● DATASET ENTRIES
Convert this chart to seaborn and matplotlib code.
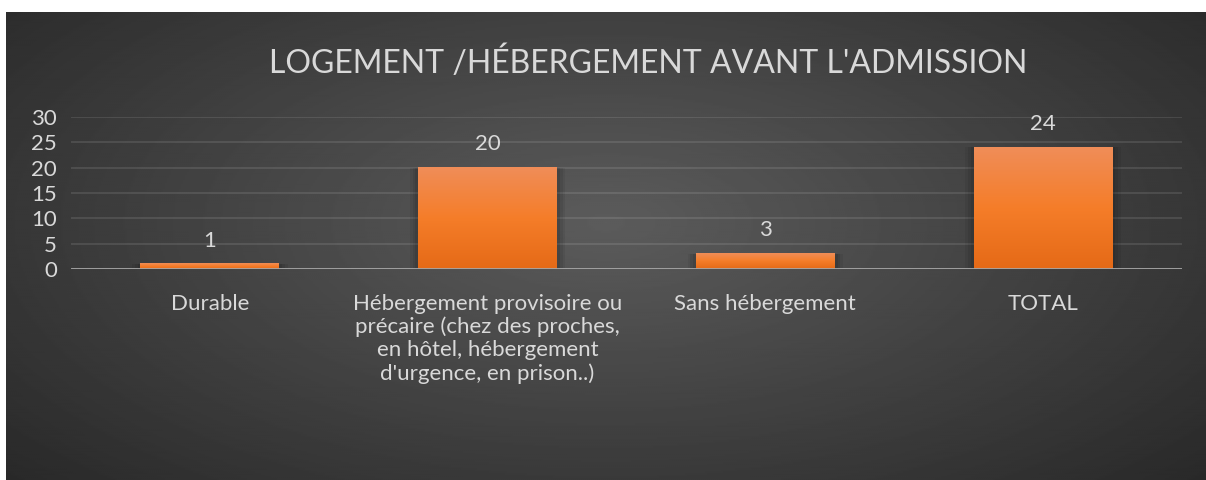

--

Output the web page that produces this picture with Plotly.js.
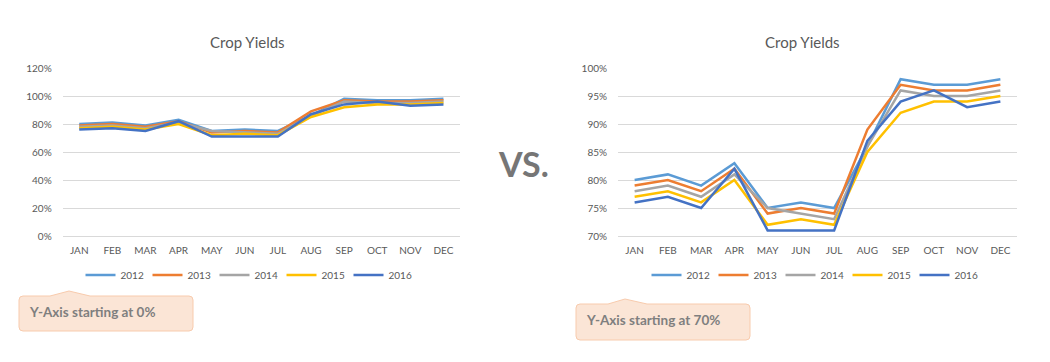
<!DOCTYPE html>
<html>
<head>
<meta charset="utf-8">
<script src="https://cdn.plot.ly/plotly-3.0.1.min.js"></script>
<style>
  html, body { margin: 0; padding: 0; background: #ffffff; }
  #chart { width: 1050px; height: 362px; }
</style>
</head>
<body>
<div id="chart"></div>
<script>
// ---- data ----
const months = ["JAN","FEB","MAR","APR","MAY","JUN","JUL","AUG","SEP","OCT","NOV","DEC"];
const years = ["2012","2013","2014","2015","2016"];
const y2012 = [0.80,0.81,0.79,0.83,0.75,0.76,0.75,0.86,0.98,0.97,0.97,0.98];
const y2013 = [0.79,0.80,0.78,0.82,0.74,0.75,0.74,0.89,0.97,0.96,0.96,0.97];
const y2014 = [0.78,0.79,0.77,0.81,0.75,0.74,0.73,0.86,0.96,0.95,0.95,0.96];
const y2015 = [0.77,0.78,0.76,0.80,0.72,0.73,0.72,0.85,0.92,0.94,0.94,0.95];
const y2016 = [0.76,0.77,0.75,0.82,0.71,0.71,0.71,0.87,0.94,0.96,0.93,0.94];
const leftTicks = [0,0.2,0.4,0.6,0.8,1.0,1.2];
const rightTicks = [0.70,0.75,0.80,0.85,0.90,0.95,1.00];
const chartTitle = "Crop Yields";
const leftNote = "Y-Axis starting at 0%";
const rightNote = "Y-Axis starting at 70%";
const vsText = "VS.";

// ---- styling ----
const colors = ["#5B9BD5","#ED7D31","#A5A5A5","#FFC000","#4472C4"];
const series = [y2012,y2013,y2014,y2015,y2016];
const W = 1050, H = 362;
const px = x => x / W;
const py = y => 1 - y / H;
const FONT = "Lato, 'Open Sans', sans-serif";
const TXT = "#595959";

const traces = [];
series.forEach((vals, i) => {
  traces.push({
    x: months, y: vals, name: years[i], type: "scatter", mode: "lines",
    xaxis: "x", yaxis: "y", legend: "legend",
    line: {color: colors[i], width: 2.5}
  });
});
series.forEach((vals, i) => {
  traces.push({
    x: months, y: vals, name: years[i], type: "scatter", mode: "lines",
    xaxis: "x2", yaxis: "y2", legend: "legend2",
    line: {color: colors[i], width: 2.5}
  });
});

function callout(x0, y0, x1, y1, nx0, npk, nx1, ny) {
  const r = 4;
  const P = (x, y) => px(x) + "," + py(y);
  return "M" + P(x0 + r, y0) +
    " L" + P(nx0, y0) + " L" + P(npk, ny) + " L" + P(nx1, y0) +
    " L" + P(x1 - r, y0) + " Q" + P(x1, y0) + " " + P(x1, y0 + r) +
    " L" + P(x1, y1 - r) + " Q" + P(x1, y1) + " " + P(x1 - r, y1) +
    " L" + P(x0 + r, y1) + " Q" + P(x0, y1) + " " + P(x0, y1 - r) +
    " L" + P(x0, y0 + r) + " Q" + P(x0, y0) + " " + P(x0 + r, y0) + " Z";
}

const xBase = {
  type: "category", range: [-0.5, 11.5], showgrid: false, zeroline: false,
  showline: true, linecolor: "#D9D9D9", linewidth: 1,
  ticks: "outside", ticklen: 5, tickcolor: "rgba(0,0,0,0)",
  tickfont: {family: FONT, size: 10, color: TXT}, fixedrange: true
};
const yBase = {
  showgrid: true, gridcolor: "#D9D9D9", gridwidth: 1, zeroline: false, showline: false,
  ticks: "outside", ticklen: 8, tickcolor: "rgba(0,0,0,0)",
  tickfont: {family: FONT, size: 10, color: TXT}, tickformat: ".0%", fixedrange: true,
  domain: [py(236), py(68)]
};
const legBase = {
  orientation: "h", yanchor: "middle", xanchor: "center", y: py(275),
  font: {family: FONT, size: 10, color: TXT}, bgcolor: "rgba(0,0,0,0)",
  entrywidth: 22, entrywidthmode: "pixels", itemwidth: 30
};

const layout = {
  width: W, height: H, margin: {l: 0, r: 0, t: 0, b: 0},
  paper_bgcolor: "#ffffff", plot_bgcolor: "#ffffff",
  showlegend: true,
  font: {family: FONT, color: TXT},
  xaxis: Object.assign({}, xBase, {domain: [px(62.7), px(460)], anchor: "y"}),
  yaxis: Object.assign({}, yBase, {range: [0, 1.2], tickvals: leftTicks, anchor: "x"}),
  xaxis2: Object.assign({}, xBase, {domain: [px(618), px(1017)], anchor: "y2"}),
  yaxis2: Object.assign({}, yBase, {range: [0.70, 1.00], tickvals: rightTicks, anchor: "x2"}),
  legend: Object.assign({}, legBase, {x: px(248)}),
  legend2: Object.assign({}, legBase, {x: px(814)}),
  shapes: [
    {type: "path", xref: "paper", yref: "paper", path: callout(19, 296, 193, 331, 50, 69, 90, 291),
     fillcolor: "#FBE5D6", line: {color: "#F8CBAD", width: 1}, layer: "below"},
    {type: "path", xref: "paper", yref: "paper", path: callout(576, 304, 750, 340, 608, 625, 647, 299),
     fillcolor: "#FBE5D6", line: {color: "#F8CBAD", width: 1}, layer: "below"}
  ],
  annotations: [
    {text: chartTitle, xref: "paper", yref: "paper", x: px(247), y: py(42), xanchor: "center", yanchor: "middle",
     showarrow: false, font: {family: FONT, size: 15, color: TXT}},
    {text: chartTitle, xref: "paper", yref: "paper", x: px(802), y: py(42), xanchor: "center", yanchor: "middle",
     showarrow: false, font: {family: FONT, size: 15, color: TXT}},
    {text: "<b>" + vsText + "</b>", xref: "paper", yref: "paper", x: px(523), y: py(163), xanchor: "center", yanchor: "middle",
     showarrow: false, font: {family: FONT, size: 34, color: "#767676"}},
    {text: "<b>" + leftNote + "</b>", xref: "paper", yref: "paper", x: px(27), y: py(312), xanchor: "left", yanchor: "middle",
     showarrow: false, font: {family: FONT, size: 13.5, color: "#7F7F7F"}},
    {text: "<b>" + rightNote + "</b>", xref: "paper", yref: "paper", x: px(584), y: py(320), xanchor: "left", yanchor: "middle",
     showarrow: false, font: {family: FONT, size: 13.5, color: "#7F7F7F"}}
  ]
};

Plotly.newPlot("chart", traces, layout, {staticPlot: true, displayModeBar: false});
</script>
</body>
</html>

● INSTRUCTIONS FOR THE TASK
Collect the lines of the data that carry the word "this".

● TASK ANSWER
Convert this chart to seaborn and matplotlib code.
Output the web page that produces this picture with Plotly.js.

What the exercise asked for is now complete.